Aim: A faithful transcription of all the data is required.

··· Source excerpt

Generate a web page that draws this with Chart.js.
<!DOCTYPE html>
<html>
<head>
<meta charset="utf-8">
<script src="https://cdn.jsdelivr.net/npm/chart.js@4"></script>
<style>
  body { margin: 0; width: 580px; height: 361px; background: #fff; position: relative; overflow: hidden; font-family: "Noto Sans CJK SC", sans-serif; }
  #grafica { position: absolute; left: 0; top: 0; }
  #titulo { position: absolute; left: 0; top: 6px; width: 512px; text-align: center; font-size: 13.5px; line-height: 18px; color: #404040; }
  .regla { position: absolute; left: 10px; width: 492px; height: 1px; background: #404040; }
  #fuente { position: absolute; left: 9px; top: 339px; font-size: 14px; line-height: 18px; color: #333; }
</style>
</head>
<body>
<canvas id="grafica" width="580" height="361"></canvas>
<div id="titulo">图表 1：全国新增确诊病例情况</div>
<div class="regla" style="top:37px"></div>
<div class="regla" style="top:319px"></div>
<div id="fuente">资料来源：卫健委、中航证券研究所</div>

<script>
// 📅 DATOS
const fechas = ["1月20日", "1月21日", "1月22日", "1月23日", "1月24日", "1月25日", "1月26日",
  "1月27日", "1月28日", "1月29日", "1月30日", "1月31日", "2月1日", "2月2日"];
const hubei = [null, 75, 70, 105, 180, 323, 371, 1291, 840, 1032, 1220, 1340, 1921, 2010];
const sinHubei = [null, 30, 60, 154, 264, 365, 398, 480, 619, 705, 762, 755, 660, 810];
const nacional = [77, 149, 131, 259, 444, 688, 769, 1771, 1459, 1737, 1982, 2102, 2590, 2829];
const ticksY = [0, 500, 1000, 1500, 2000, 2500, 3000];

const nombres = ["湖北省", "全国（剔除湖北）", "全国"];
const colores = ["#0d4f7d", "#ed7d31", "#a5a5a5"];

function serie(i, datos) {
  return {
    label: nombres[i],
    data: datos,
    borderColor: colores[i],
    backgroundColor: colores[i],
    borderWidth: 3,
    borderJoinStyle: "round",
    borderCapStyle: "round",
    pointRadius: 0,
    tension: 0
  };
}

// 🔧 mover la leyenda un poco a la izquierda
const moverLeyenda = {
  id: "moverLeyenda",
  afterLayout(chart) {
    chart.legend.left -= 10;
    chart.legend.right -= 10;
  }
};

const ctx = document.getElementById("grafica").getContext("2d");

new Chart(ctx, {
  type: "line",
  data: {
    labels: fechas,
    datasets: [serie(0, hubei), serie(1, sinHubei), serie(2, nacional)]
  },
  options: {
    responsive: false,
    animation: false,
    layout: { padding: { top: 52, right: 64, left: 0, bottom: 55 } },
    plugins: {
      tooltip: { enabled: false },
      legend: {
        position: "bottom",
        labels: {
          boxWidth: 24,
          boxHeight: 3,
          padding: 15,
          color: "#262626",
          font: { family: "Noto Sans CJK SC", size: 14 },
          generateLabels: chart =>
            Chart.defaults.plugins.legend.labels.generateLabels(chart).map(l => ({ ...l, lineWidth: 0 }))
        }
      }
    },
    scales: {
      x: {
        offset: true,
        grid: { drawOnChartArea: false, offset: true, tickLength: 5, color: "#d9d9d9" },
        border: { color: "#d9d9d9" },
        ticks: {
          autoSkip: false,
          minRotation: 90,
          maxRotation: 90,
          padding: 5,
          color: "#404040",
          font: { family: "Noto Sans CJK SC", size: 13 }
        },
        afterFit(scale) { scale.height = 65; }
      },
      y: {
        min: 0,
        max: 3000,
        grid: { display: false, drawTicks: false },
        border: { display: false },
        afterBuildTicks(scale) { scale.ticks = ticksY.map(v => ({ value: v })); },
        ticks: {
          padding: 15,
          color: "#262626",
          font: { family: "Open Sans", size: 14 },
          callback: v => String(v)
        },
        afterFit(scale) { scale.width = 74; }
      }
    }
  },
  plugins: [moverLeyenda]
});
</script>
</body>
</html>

······

Worked solution:
Generate a web page that draws this with Chart.js.
<!DOCTYPE html>
<html>
<head>
<meta charset="utf-8">
<script src="https://cdn.jsdelivr.net/npm/chart.js@4"></script>
<style>
  body { margin: 0; width: 580px; height: 361px; background: #fff; position: relative; overflow: hidden; font-family: "Noto Sans CJK SC", sans-serif; }
  #grafica { position: absolute; left: 0; top: 0; }
  #titulo { position: absolute; left: 0; top: 6px; width: 512px; text-align: center; font-size: 13.5px; line-height: 18px; color: #404040; }
  .regla { position: absolute; left: 10px; width: 492px; height: 1px; background: #404040; }
  #fuente { position: absolute; left: 9px; top: 339px; font-size: 14px; line-height: 18px; color: #333; }
</style>
</head>
<body>
<canvas id="grafica" width="580" height="361"></canvas>
<div id="titulo">图表 1：全国新增确诊病例情况</div>
<div class="regla" style="top:37px"></div>
<div class="regla" style="top:319px"></div>
<div id="fuente">资料来源：卫健委、中航证券研究所</div>

<script>
// 📅 DATOS
const fechas = ["1月20日", "1月21日", "1月22日", "1月23日", "1月24日", "1月25日", "1月26日",
  "1月27日", "1月28日", "1月29日", "1月30日", "1月31日", "2月1日", "2月2日"];
const hubei = [null, 75, 70, 105, 180, 323, 371, 1291, 840, 1032, 1220, 1340, 1921, 2010];
const sinHubei = [null, 30, 60, 154, 264, 365, 398, 480, 619, 705, 762, 755, 660, 810];
const nacional = [77, 149, 131, 259, 444, 688, 769, 1771, 1459, 1737, 1982, 2102, 2590, 2829];
const ticksY = [0, 500, 1000, 1500, 2000, 2500, 3000];

const nombres = ["湖北省", "全国（剔除湖北）", "全国"];
const colores = ["#0d4f7d", "#ed7d31", "#a5a5a5"];

function serie(i, datos) {
  return {
    label: nombres[i],
    data: datos,
    borderColor: colores[i],
    backgroundColor: colores[i],
    borderWidth: 3,
    borderJoinStyle: "round",
    borderCapStyle: "round",
    pointRadius: 0,
    tension: 0
  };
}

// 🔧 mover la leyenda un poco a la izquierda
const moverLeyenda = {
  id: "moverLeyenda",
  afterLayout(chart) {
    chart.legend.left -= 10;
    chart.legend.right -= 10;
  }
};

const ctx = document.getElementById("grafica").getContext("2d");

new Chart(ctx, {
  type: "line",
  data: {
    labels: fechas,
    datasets: [serie(0, hubei), serie(1, sinHubei), serie(2, nacional)]
  },
  options: {
    responsive: false,
    animation: false,
    layout: { padding: { top: 52, right: 64, left: 0, bottom: 55 } },
    plugins: {
      tooltip: { enabled: false },
      legend: {
        position: "bottom",
        labels: {
          boxWidth: 24,
          boxHeight: 3,
          padding: 15,
          color: "#262626",
          font: { family: "Noto Sans CJK SC", size: 14 },
          generateLabels: chart =>
            Chart.defaults.plugins.legend.labels.generateLabels(chart).map(l => ({ ...l, lineWidth: 0 }))
        }
      }
    },
    scales: {
      x: {
        offset: true,
        grid: { drawOnChartArea: false, offset: true, tickLength: 5, color: "#d9d9d9" },
        border: { color: "#d9d9d9" },
        ticks: {
          autoSkip: false,
          minRotation: 90,
          maxRotation: 90,
          padding: 5,
          color: "#404040",
          font: { family: "Noto Sans CJK SC", size: 13 }
        },
        afterFit(scale) { scale.height = 65; }
      },
      y: {
        min: 0,
        max: 3000,
        grid: { display: false, drawTicks: false },
        border: { display: false },
        afterBuildTicks(scale) { scale.ticks = ticksY.map(v => ({ value: v })); },
        ticks: {
          padding: 15,
          color: "#262626",
          font: { family: "Open Sans", size: 14 },
          callback: v => String(v)
        },
        afterFit(scale) { scale.width = 74; }
      }
    }
  },
  plugins: [moverLeyenda]
});
</script>
</body>
</html>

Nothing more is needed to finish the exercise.